4. El Consejo pontificio para los laicos, con sus iniciativas, ha desempeñado durante los últimos años un papel importante en el crecimiento de los fieles laicos. Entre sus iniciativas recientes, me complace recordar el Encuentro mundial de los jóvenes en París, en agosto de 1997, el Encuentro con los movimientos eclesiales y las nuevas comunidades, el 30 de mayo de 1998 en la plaza de San Pedro, y el documento sobre «La dignidad del anciano y su misión en la Iglesia y en el mundo», publicado con ocasión del Año internacional del anciano, proclamado por las Naciones Unidas para 1999, y principio de orientación con vistas a la preparación del jubileo de los ancianos. Sé que vuestro dicasterio ya está trabajando en la preparación de la Jornada mundial de la juventud del año 2000 y que, en colaboración con otros dicasterios de la Curia romana, está organizando para el mes de junio de este año un seminario sobre el tema: «Los movimientos eclesiales y las nuevas comunidades en la solicitud pastoral de los obispos».

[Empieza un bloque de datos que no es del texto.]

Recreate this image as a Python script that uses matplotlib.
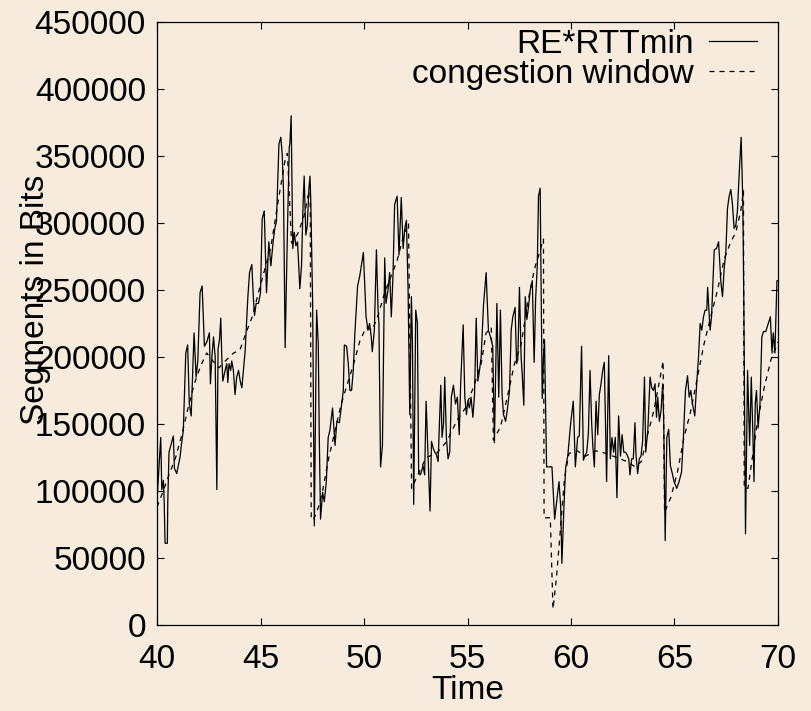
import numpy as np
import matplotlib
matplotlib.use("Agg")
import matplotlib.pyplot as plt

# RE*RTTmin samples: time (s), value (kbit)
re_time = [
    40.0, 40.18, 40.23, 40.31, 40.35, 40.39, 40.5, 40.52, 40.58, 40.79,
    40.84, 40.95, 41.11, 41.19, 41.27, 41.39, 41.48, 41.56, 41.65, 41.79,
    41.89, 41.97, 42.08, 42.18, 42.29, 42.4, 42.53, 42.58, 42.65, 42.73,
    42.81, 42.89, 42.95, 43.02, 43.08, 43.13, 43.18, 43.29, 43.37, 43.42,
    43.48, 43.56, 43.61, 43.69, 43.77, 43.85, 43.94, 44.02, 44.1, 44.19,
    44.26, 44.39, 44.47, 44.58, 44.66, 44.71, 44.79, 44.9, 45.0, 45.08,
    45.18, 45.29, 45.4, 45.5, 45.61, 45.69, 45.77, 45.89, 45.98, 46.05,
    46.11, 46.19, 46.29, 46.39, 46.42, 46.48, 46.56, 46.63, 46.71, 46.79,
    46.9, 46.98, 47.06, 47.11, 47.19, 47.26, 47.34, 47.39, 47.43, 47.52,
    47.6, 47.71, 47.79, 47.84, 47.9, 48.0, 48.08, 48.18, 48.27, 48.35,
    48.48, 48.6, 48.69, 48.81, 48.92, 49.0, 49.05, 49.16, 49.24, 49.32,
    49.4, 49.48, 49.56, 49.69, 49.8, 49.97, 50.1, 50.19, 50.27, 50.35,
    50.4, 50.5, 50.6, 50.68, 50.72, 50.8, 50.89, 51.0, 51.06, 51.16,
    51.24, 51.32, 51.4, 51.48, 51.6, 51.69, 51.8, 51.89, 51.97, 52.05,
    52.13, 52.21, 52.29, 52.34, 52.4, 52.5, 52.58, 52.64, 52.71, 52.77,
    52.85, 52.93, 53.0, 53.1, 53.19, 53.26, 53.34, 53.42, 53.5, 53.58,
    53.71, 53.77, 53.84, 53.9, 53.98, 54.06, 54.14, 54.22, 54.32, 54.42,
    54.51, 54.6, 54.67, 54.79, 54.87, 54.95, 55.01, 55.09, 55.17, 55.26,
    55.34, 55.42, 55.5, 55.58, 55.66, 55.77, 55.9, 56.01, 56.11, 56.22,
    56.3, 56.42, 56.51, 56.59, 56.67, 56.74, 56.84, 56.92, 57.03, 57.11,
    57.19, 57.3, 57.37, 57.43, 57.51, 57.59, 57.64, 57.72, 57.79, 57.87,
    57.95, 58.03, 58.13, 58.22, 58.29, 58.37, 58.43, 58.51, 58.61, 58.67,
    58.72, 58.82, 59.08, 59.21, 59.32, 59.42, 59.5, 59.56, 59.66, 59.74,
    59.85, 59.98, 60.11, 60.21, 60.32, 60.4, 60.51, 60.6, 60.69, 60.76,
    60.84, 60.92, 61.0, 61.06, 61.13, 61.21, 61.29, 61.37, 61.45, 61.53,
    61.61, 61.72, 61.82, 61.9, 61.98, 62.06, 62.14, 62.22, 62.3, 62.39,
    62.47, 62.55, 62.63, 62.71, 62.79, 62.85, 62.93, 63.01, 63.09, 63.14,
    63.22, 63.3, 63.38, 63.46, 63.55, 63.61, 63.71, 63.82, 63.9, 63.98,
    64.06, 64.13, 64.19, 64.27, 64.35, 64.43, 64.48, 64.55, 64.63, 64.72,
    64.8, 64.88, 64.98, 65.11, 65.22, 65.34, 65.43, 65.53, 65.63, 65.71,
    65.79, 65.87, 65.98, 66.08, 66.16, 66.24, 66.32, 66.4, 66.48, 66.56,
    66.6, 66.72, 66.79, 66.92, 67.03, 67.13, 67.24, 67.32, 67.4, 67.48,
    67.56, 67.64, 67.72, 67.8, 67.88, 67.96, 68.04, 68.13, 68.22, 68.3,
    68.35, 68.43, 68.53, 68.63, 68.71, 68.79, 68.84, 68.9, 68.96, 69.04,
    69.13, 69.22, 69.3, 69.41, 69.53, 69.63, 69.71, 69.77, 69.85, 69.95,
    70.03,
]
re_kbit = [
    93, 140, 101, 108, 90, 61, 61, 92, 129, 141,
    117, 113, 125, 136, 145, 203, 209, 165, 156, 218,
    185, 197, 248, 253, 208, 211, 218, 180, 200, 215,
    200, 101, 206, 213, 229, 200, 182, 190, 195, 181,
    195, 190, 197, 190, 172, 185, 190, 182, 177, 193,
    205, 245, 263, 269, 243, 231, 240, 240, 248, 303,
    309, 248, 286, 268, 286, 296, 301, 359, 364, 351,
    324, 207, 286, 357, 359, 380, 281, 293, 283, 286,
    251, 268, 316, 335, 291, 298, 326, 335, 316, 238,
    74, 235, 210, 140, 79, 99, 92, 107, 140, 145,
    162, 134, 152, 151, 165, 175, 209, 208, 195, 175,
    175, 190, 218, 253, 261, 278, 230, 220, 225, 215,
    204, 220, 280, 235, 225, 118, 134, 274, 240, 250,
    263, 230, 261, 314, 320, 276, 319, 281, 296, 302,
    250, 157, 245, 210, 90, 235, 225, 114, 112, 114,
    119, 112, 167, 124, 85, 137, 132, 129, 127, 122,
    179, 140, 150, 185, 140, 124, 129, 170, 179, 165,
    170, 142, 180, 224, 170, 157, 167, 162, 170, 155,
    172, 229, 182, 190, 200, 238, 263, 220, 215, 208,
    136, 240, 170, 235, 172, 157, 152, 160, 175, 220,
    230, 237, 195, 198, 252, 200, 188, 164, 245, 228,
    238, 250, 257, 196, 243, 268, 320, 326, 169, 200,
    213, 118, 118, 79, 94, 107, 89, 46, 89, 117,
    127, 150, 167, 118, 140, 141, 208, 123, 127, 129,
    143, 190, 150, 132, 118, 167, 142, 172, 180, 190,
    196, 107, 201, 124, 140, 129, 140, 95, 156, 126,
    142, 129, 129, 127, 124, 112, 124, 124, 151, 127,
    113, 124, 126, 137, 185, 129, 145, 185, 177, 175,
    180, 155, 170, 152, 160, 180, 152, 63, 140, 146,
    119, 114, 107, 102, 107, 114, 140, 175, 186, 170,
    175, 165, 156, 182, 200, 225, 220, 230, 235, 235,
    252, 220, 230, 280, 281, 286, 256, 245, 266, 278,
    311, 320, 325, 314, 296, 298, 309, 338, 364, 316,
    240, 68, 190, 134, 185, 140, 107, 165, 175, 147,
    165, 215, 219, 219, 225, 230, 203, 218, 203, 257,
    257,
]

# congestion window samples: time (s), value (kbit)
cw_time = [
    40.0, 40.3, 40.6, 40.9, 41.2, 41.5, 41.8, 42.1, 42.4, 42.7,
    43.0, 43.3, 43.7, 44.0, 44.3, 44.6, 44.9, 45.2, 45.5, 45.85,
    46.2, 46.3, 46.5, 46.8, 47.1, 47.4, 47.45, 47.55, 47.8, 48.0,
    48.3, 48.6, 48.9, 49.2, 49.5, 49.8, 50.1, 50.4, 50.7, 51.0,
    51.3, 51.6, 51.9, 52.15, 52.3, 52.6, 53.0, 53.5, 54.0, 54.5,
    54.9, 55.3, 55.66, 55.9, 56.15, 56.25, 56.6, 56.95, 57.27, 57.6,
    57.9, 58.24, 58.48, 58.67, 58.7, 59.0, 59.13, 59.29, 59.45, 59.69,
    59.9, 60.3, 60.7, 61.2, 61.7, 62.2, 62.7, 63.1, 63.4, 63.7,
    64.0, 64.25, 64.45, 64.52, 64.82, 65.14, 65.46, 65.79, 66.11, 66.43,
    66.75, 67.08, 67.4, 67.72, 67.96, 68.2, 68.33, 68.37, 68.55, 69.01,
    69.33, 69.66, 70.03,
]
cw_kbit = [
    88, 100, 113, 125, 142, 162, 180, 193, 203, 197,
    192, 197, 203, 205, 218, 230, 248, 265, 282, 316,
    348, 352, 285, 292, 305, 328, 80, 78, 88, 100,
    125, 145, 165, 180, 195, 212, 222, 220, 232, 248,
    260, 272, 290, 300, 102, 112, 125, 128, 137, 153,
    162, 178, 195, 218, 222, 138, 148, 172, 195, 210,
    240, 266, 278, 288, 80, 80, 12, 34, 64, 110,
    128, 130, 126, 130, 128, 125, 122, 118, 122, 142,
    160, 180, 197, 84, 95, 114, 140, 160, 185, 210,
    230, 250, 273, 286, 293, 309, 324, 102, 102, 152,
    177, 198, 212,
]

y_ticks = [0, 50000, 100000, 150000, 200000, 250000, 300000, 350000, 400000, 450000]
x_ticks = [40, 45, 50, 55, 60, 65, 70]

bg = "#f6ebdd"
plt.rcParams["font.family"] = ["Liberation Sans", "DejaVu Sans"]

fig = plt.figure(figsize=(8.11, 7.11), dpi=100, facecolor=bg)
ax = fig.add_axes([0.1936, 0.121, 0.7657, 0.848], facecolor=bg)

ax.plot(re_time, np.array(re_kbit) * 1000, color="black", lw=0.9,
        label="RE*RTTmin")
ax.plot(cw_time, np.array(cw_kbit) * 1000, color="black", lw=0.9,
        dashes=(4, 4), label="congestion window")

ax.set_xlim(40, 70)
ax.set_ylim(0, 450000)
ax.set_xticks(x_ticks)
ax.set_yticks(y_ticks)
ax.set_yticklabels([str(v) for v in y_ticks])
ax.tick_params(direction="in", length=5, width=0.8, top=True, right=True,
               labelsize=24)
ax.tick_params(axis="x", pad=14)
ax.tick_params(axis="y", pad=8)
for s in ax.spines.values():
    s.set_linewidth(0.9)

ax.set_xlabel("Time", fontsize=24, labelpad=0)
ax.set_ylabel("Segments in Bits", fontsize=24)
ax.yaxis.set_label_coords(-0.17, 0.54)

ax.legend(loc="upper right", bbox_to_anchor=(0.966, 0.989), frameon=False,
          markerfirst=False, fontsize=24, handlelength=1.45,
          handletextpad=0.45, borderpad=0, borderaxespad=0,
          labelspacing=-0.03)

fig.savefig("out.png", dpi=100, facecolor=bg)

5. En la línea de las enseñanzas del concilio Vaticano II y de la exhortación apostólica Christifideles laici, otras iniciativas del Consejo pontificio para los laicos, relativas al vasto y fecundo campo del laicado católico, se realizarán durante el año jubilar. Quiero referirme ahora a una de ellas, de gran importancia: el Congreso mundial del apostolado de los laicos, que tendrá lugar en Roma durante el mes de noviembre del año 2000. Ese congreso, que para sus participantes será ante todo un acontecimiento jubilar, podrá servir para recapitular el camino del laicado desde el concilio Vaticano II hasta el gran jubileo de la Encarnación. Considerando ese congreso como la continuación de encuentros similares que se han celebrado en el pasado, se deberá profundizar en su perfil y sus finalidades particulares. Dado que se celebrará hacia fines del año 2000, se enriquecerá con todo lo que se viva durante ese año de gracia del Señor, e indicará a los laicos las tareas que les corresponden en los diversos campos de la misión y del servicio al hombre al comienzo del tercer milenio.

6. Queridos hermanos y hermanas, concluyo estas reflexiones deseándoos que los trabajos de vuestra asamblea plenaria den mucho fruto en la vida de la Iglesia. Acompaño con mis oraciones las iniciativas de vuestro dicasterio con vistas al gran jubileo, y encomiendo sus resultados a la intercesión de la Virgen María, Madre de Dios y Madre de la Iglesia. A todos los presentes, a vuestras familias y a vuestros seres queridos, os deseo abundantes gracias para el año jubilar, y os imparto de corazón la bendición apostólica.